--- START ---

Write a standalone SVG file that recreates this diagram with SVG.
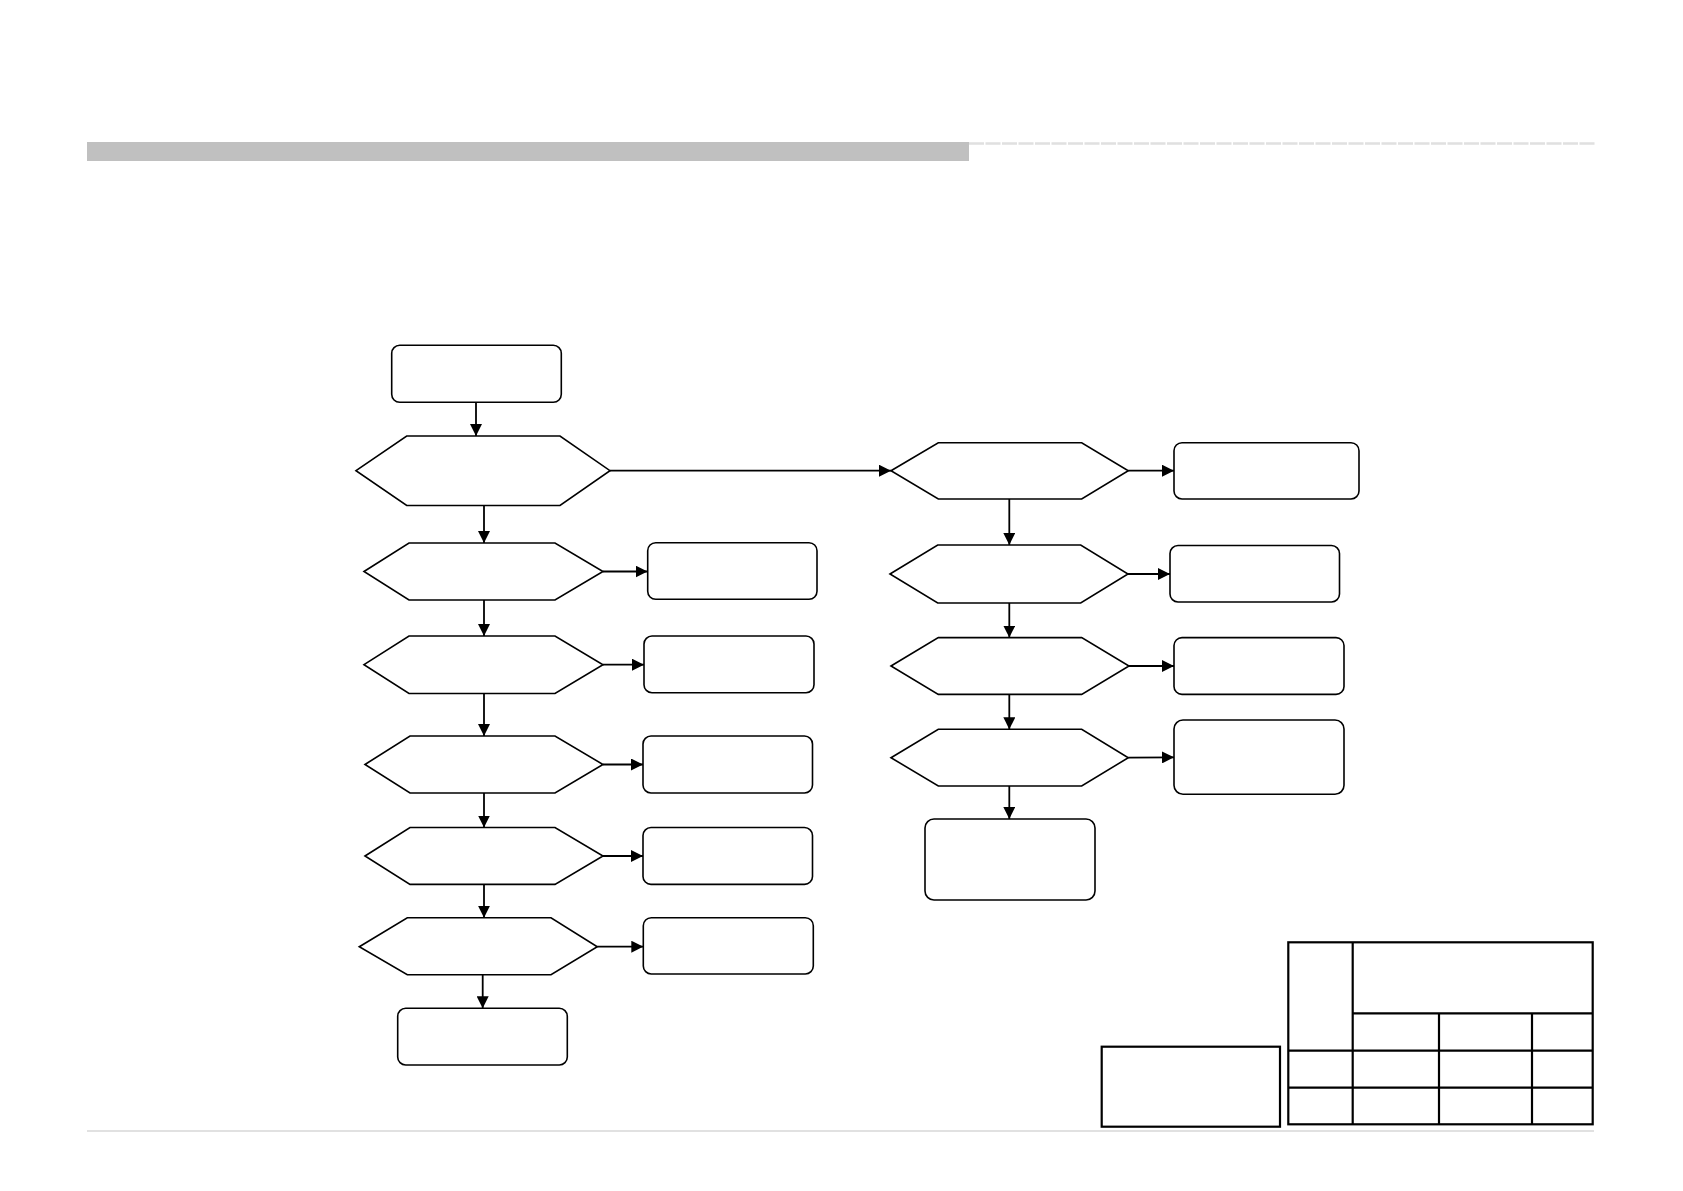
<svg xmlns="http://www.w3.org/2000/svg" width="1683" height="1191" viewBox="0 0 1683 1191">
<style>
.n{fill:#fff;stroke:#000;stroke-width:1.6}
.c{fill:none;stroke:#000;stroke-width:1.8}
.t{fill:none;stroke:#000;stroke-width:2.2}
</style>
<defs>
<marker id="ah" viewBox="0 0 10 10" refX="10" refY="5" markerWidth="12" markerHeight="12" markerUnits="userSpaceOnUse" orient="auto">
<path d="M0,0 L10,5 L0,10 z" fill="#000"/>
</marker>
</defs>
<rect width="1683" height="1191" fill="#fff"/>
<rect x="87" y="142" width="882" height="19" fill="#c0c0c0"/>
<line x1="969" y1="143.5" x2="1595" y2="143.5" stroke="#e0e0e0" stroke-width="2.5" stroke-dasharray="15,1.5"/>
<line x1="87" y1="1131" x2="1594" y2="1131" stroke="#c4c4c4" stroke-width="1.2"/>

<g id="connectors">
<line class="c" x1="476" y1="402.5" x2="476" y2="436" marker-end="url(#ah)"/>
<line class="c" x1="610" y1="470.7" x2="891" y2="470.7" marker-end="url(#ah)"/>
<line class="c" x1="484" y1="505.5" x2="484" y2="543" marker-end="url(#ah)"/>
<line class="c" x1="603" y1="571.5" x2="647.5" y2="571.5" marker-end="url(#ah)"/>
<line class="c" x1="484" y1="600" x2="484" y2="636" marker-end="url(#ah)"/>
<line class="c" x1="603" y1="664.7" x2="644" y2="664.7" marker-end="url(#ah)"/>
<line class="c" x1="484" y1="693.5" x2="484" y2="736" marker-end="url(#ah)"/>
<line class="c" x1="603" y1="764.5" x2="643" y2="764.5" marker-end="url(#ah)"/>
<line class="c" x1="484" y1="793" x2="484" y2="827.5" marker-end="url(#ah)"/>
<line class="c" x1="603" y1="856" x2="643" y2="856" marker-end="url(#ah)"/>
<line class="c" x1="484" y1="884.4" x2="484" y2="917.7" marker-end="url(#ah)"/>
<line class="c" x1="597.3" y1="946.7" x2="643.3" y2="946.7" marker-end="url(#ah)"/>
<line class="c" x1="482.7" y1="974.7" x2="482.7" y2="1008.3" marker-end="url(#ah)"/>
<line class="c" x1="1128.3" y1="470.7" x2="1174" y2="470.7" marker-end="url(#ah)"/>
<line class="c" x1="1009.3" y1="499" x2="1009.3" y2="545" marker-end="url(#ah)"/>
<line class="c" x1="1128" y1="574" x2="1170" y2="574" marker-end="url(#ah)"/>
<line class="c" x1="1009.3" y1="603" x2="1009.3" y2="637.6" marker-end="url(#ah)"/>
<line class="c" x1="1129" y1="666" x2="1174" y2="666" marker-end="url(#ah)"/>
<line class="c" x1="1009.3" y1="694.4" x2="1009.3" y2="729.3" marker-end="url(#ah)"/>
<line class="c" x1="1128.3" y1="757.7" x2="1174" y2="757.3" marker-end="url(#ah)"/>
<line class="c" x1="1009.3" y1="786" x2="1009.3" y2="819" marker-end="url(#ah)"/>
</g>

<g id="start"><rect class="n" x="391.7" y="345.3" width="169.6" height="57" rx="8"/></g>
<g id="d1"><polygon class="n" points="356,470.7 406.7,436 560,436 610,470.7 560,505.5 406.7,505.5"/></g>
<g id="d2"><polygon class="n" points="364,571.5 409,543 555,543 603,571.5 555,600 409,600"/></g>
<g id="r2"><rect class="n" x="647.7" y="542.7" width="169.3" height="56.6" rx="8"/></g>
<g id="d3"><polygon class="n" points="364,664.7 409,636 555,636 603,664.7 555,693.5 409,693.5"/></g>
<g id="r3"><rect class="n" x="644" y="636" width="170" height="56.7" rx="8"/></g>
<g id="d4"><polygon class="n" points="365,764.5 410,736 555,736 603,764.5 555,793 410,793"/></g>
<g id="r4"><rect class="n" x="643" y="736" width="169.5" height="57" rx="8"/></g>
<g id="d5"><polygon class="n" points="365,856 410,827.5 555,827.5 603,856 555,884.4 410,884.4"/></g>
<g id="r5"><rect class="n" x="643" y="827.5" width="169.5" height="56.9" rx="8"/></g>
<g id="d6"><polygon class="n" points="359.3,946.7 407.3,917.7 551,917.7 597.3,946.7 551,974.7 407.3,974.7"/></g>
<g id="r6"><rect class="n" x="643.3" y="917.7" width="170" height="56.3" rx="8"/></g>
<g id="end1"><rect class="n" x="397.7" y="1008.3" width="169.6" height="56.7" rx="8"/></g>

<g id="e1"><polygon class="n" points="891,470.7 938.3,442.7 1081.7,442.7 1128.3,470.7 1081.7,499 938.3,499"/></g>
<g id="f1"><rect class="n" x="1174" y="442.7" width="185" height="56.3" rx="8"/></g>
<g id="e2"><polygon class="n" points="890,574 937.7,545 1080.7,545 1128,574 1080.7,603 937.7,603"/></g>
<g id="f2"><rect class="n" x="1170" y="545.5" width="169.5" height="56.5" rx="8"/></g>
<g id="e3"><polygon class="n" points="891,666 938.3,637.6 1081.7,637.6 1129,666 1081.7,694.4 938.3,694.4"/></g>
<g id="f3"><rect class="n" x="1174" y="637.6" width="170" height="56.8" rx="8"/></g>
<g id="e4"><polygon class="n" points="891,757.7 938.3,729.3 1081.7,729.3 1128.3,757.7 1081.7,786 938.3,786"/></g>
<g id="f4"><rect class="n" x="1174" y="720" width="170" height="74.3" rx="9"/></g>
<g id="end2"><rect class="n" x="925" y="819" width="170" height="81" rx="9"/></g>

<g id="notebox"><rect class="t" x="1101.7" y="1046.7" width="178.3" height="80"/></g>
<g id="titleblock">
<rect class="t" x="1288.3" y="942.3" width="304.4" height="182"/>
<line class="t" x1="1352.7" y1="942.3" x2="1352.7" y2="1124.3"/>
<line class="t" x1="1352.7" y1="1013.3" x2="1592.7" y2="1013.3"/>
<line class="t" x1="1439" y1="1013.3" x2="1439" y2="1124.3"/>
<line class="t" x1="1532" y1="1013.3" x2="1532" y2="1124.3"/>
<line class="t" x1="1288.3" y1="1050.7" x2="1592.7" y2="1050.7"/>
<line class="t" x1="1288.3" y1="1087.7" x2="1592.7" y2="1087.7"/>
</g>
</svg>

--- END ---

• **INSTRUCTIONS TO FOLLOW**
Quote all the lines above exactly as given. Do not include the pictures.

• **RESULT OF THIS TASK**
Write a standalone SVG file that recreates this diagram with SVG.
<svg xmlns="http://www.w3.org/2000/svg" width="1683" height="1191" viewBox="0 0 1683 1191">
<style>
.n{fill:#fff;stroke:#000;stroke-width:1.6}
.c{fill:none;stroke:#000;stroke-width:1.8}
.t{fill:none;stroke:#000;stroke-width:2.2}
</style>
<defs>
<marker id="ah" viewBox="0 0 10 10" refX="10" refY="5" markerWidth="12" markerHeight="12" markerUnits="userSpaceOnUse" orient="auto">
<path d="M0,0 L10,5 L0,10 z" fill="#000"/>
</marker>
</defs>
<rect width="1683" height="1191" fill="#fff"/>
<rect x="87" y="142" width="882" height="19" fill="#c0c0c0"/>
<line x1="969" y1="143.5" x2="1595" y2="143.5" stroke="#e0e0e0" stroke-width="2.5" stroke-dasharray="15,1.5"/>
<line x1="87" y1="1131" x2="1594" y2="1131" stroke="#c4c4c4" stroke-width="1.2"/>

<g id="connectors">
<line class="c" x1="476" y1="402.5" x2="476" y2="436" marker-end="url(#ah)"/>
<line class="c" x1="610" y1="470.7" x2="891" y2="470.7" marker-end="url(#ah)"/>
<line class="c" x1="484" y1="505.5" x2="484" y2="543" marker-end="url(#ah)"/>
<line class="c" x1="603" y1="571.5" x2="647.5" y2="571.5" marker-end="url(#ah)"/>
<line class="c" x1="484" y1="600" x2="484" y2="636" marker-end="url(#ah)"/>
<line class="c" x1="603" y1="664.7" x2="644" y2="664.7" marker-end="url(#ah)"/>
<line class="c" x1="484" y1="693.5" x2="484" y2="736" marker-end="url(#ah)"/>
<line class="c" x1="603" y1="764.5" x2="643" y2="764.5" marker-end="url(#ah)"/>
<line class="c" x1="484" y1="793" x2="484" y2="827.5" marker-end="url(#ah)"/>
<line class="c" x1="603" y1="856" x2="643" y2="856" marker-end="url(#ah)"/>
<line class="c" x1="484" y1="884.4" x2="484" y2="917.7" marker-end="url(#ah)"/>
<line class="c" x1="597.3" y1="946.7" x2="643.3" y2="946.7" marker-end="url(#ah)"/>
<line class="c" x1="482.7" y1="974.7" x2="482.7" y2="1008.3" marker-end="url(#ah)"/>
<line class="c" x1="1128.3" y1="470.7" x2="1174" y2="470.7" marker-end="url(#ah)"/>
<line class="c" x1="1009.3" y1="499" x2="1009.3" y2="545" marker-end="url(#ah)"/>
<line class="c" x1="1128" y1="574" x2="1170" y2="574" marker-end="url(#ah)"/>
<line class="c" x1="1009.3" y1="603" x2="1009.3" y2="637.6" marker-end="url(#ah)"/>
<line class="c" x1="1129" y1="666" x2="1174" y2="666" marker-end="url(#ah)"/>
<line class="c" x1="1009.3" y1="694.4" x2="1009.3" y2="729.3" marker-end="url(#ah)"/>
<line class="c" x1="1128.3" y1="757.7" x2="1174" y2="757.3" marker-end="url(#ah)"/>
<line class="c" x1="1009.3" y1="786" x2="1009.3" y2="819" marker-end="url(#ah)"/>
</g>

<g id="start"><rect class="n" x="391.7" y="345.3" width="169.6" height="57" rx="8"/></g>
<g id="d1"><polygon class="n" points="356,470.7 406.7,436 560,436 610,470.7 560,505.5 406.7,505.5"/></g>
<g id="d2"><polygon class="n" points="364,571.5 409,543 555,543 603,571.5 555,600 409,600"/></g>
<g id="r2"><rect class="n" x="647.7" y="542.7" width="169.3" height="56.6" rx="8"/></g>
<g id="d3"><polygon class="n" points="364,664.7 409,636 555,636 603,664.7 555,693.5 409,693.5"/></g>
<g id="r3"><rect class="n" x="644" y="636" width="170" height="56.7" rx="8"/></g>
<g id="d4"><polygon class="n" points="365,764.5 410,736 555,736 603,764.5 555,793 410,793"/></g>
<g id="r4"><rect class="n" x="643" y="736" width="169.5" height="57" rx="8"/></g>
<g id="d5"><polygon class="n" points="365,856 410,827.5 555,827.5 603,856 555,884.4 410,884.4"/></g>
<g id="r5"><rect class="n" x="643" y="827.5" width="169.5" height="56.9" rx="8"/></g>
<g id="d6"><polygon class="n" points="359.3,946.7 407.3,917.7 551,917.7 597.3,946.7 551,974.7 407.3,974.7"/></g>
<g id="r6"><rect class="n" x="643.3" y="917.7" width="170" height="56.3" rx="8"/></g>
<g id="end1"><rect class="n" x="397.7" y="1008.3" width="169.6" height="56.7" rx="8"/></g>

<g id="e1"><polygon class="n" points="891,470.7 938.3,442.7 1081.7,442.7 1128.3,470.7 1081.7,499 938.3,499"/></g>
<g id="f1"><rect class="n" x="1174" y="442.7" width="185" height="56.3" rx="8"/></g>
<g id="e2"><polygon class="n" points="890,574 937.7,545 1080.7,545 1128,574 1080.7,603 937.7,603"/></g>
<g id="f2"><rect class="n" x="1170" y="545.5" width="169.5" height="56.5" rx="8"/></g>
<g id="e3"><polygon class="n" points="891,666 938.3,637.6 1081.7,637.6 1129,666 1081.7,694.4 938.3,694.4"/></g>
<g id="f3"><rect class="n" x="1174" y="637.6" width="170" height="56.8" rx="8"/></g>
<g id="e4"><polygon class="n" points="891,757.7 938.3,729.3 1081.7,729.3 1128.3,757.7 1081.7,786 938.3,786"/></g>
<g id="f4"><rect class="n" x="1174" y="720" width="170" height="74.3" rx="9"/></g>
<g id="end2"><rect class="n" x="925" y="819" width="170" height="81" rx="9"/></g>

<g id="notebox"><rect class="t" x="1101.7" y="1046.7" width="178.3" height="80"/></g>
<g id="titleblock">
<rect class="t" x="1288.3" y="942.3" width="304.4" height="182"/>
<line class="t" x1="1352.7" y1="942.3" x2="1352.7" y2="1124.3"/>
<line class="t" x1="1352.7" y1="1013.3" x2="1592.7" y2="1013.3"/>
<line class="t" x1="1439" y1="1013.3" x2="1439" y2="1124.3"/>
<line class="t" x1="1532" y1="1013.3" x2="1532" y2="1124.3"/>
<line class="t" x1="1288.3" y1="1050.7" x2="1592.7" y2="1050.7"/>
<line class="t" x1="1288.3" y1="1087.7" x2="1592.7" y2="1087.7"/>
</g>
</svg>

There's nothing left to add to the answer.